| Given exercise |
Everything from the line containing "Write the seaborn" to the line containing "ax.set_facecolor(bg)", both lines included, must be copied exactly; nothing else should be.

| Records to process |
^^^^
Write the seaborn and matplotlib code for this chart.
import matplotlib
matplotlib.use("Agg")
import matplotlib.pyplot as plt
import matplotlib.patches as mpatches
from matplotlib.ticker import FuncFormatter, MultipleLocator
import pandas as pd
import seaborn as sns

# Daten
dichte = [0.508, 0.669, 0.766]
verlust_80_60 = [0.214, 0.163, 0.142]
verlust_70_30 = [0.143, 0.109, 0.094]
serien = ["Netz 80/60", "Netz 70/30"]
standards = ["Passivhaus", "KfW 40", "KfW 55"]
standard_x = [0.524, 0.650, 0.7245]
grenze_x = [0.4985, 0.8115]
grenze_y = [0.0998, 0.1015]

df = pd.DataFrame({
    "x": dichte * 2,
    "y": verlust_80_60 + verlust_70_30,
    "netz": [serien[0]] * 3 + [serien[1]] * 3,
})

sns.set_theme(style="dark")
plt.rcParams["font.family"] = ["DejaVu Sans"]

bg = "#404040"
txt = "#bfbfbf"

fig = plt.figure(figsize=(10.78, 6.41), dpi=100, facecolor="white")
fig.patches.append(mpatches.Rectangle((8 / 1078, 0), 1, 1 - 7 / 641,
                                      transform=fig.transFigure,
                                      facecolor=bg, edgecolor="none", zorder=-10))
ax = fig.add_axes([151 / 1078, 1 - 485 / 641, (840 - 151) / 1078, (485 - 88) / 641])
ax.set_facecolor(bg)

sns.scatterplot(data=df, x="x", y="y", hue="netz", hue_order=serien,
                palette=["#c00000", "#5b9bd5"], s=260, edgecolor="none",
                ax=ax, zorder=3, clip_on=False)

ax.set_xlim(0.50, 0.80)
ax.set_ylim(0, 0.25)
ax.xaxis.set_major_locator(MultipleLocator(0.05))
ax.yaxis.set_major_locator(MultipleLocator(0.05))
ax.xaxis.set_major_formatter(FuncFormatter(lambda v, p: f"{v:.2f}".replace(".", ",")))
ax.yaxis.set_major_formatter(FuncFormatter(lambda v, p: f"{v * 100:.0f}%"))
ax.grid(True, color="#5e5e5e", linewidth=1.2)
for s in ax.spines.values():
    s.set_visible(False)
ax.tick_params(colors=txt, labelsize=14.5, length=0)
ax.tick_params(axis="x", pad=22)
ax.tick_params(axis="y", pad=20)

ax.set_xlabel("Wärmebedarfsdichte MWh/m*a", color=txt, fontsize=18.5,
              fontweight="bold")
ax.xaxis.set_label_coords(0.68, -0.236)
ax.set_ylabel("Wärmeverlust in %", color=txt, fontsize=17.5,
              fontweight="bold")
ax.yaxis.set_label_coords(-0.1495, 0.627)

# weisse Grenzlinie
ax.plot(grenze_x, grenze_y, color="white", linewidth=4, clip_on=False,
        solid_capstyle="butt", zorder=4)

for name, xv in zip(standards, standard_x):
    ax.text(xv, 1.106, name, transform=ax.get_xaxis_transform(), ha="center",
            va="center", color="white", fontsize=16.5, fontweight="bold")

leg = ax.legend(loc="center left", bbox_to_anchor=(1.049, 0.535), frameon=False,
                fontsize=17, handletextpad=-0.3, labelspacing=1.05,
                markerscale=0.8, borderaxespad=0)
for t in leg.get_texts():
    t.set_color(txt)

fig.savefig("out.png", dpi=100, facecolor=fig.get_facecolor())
^^^^
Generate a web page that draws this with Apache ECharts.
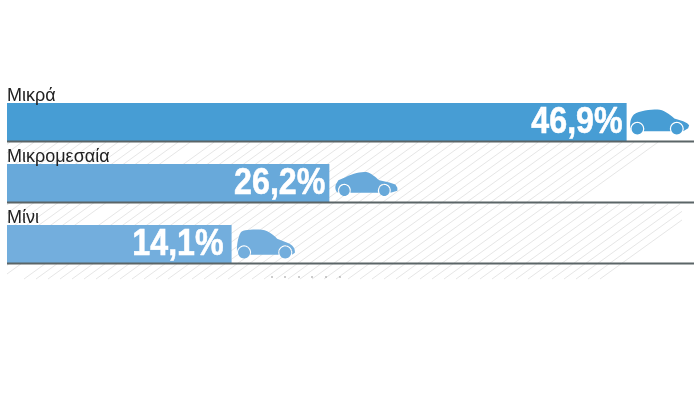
^^^^
| Result |
Write the seaborn and matplotlib code for this chart.
import matplotlib
matplotlib.use("Agg")
import matplotlib.pyplot as plt
import matplotlib.patches as mpatches
from matplotlib.ticker import FuncFormatter, MultipleLocator
import pandas as pd
import seaborn as sns

# Daten
dichte = [0.508, 0.669, 0.766]
verlust_80_60 = [0.214, 0.163, 0.142]
verlust_70_30 = [0.143, 0.109, 0.094]
serien = ["Netz 80/60", "Netz 70/30"]
standards = ["Passivhaus", "KfW 40", "KfW 55"]
standard_x = [0.524, 0.650, 0.7245]
grenze_x = [0.4985, 0.8115]
grenze_y = [0.0998, 0.1015]

df = pd.DataFrame({
    "x": dichte * 2,
    "y": verlust_80_60 + verlust_70_30,
    "netz": [serien[0]] * 3 + [serien[1]] * 3,
})

sns.set_theme(style="dark")
plt.rcParams["font.family"] = ["DejaVu Sans"]

bg = "#404040"
txt = "#bfbfbf"

fig = plt.figure(figsize=(10.78, 6.41), dpi=100, facecolor="white")
fig.patches.append(mpatches.Rectangle((8 / 1078, 0), 1, 1 - 7 / 641,
                                      transform=fig.transFigure,
                                      facecolor=bg, edgecolor="none", zorder=-10))
ax = fig.add_axes([151 / 1078, 1 - 485 / 641, (840 - 151) / 1078, (485 - 88) / 641])
ax.set_facecolor(bg)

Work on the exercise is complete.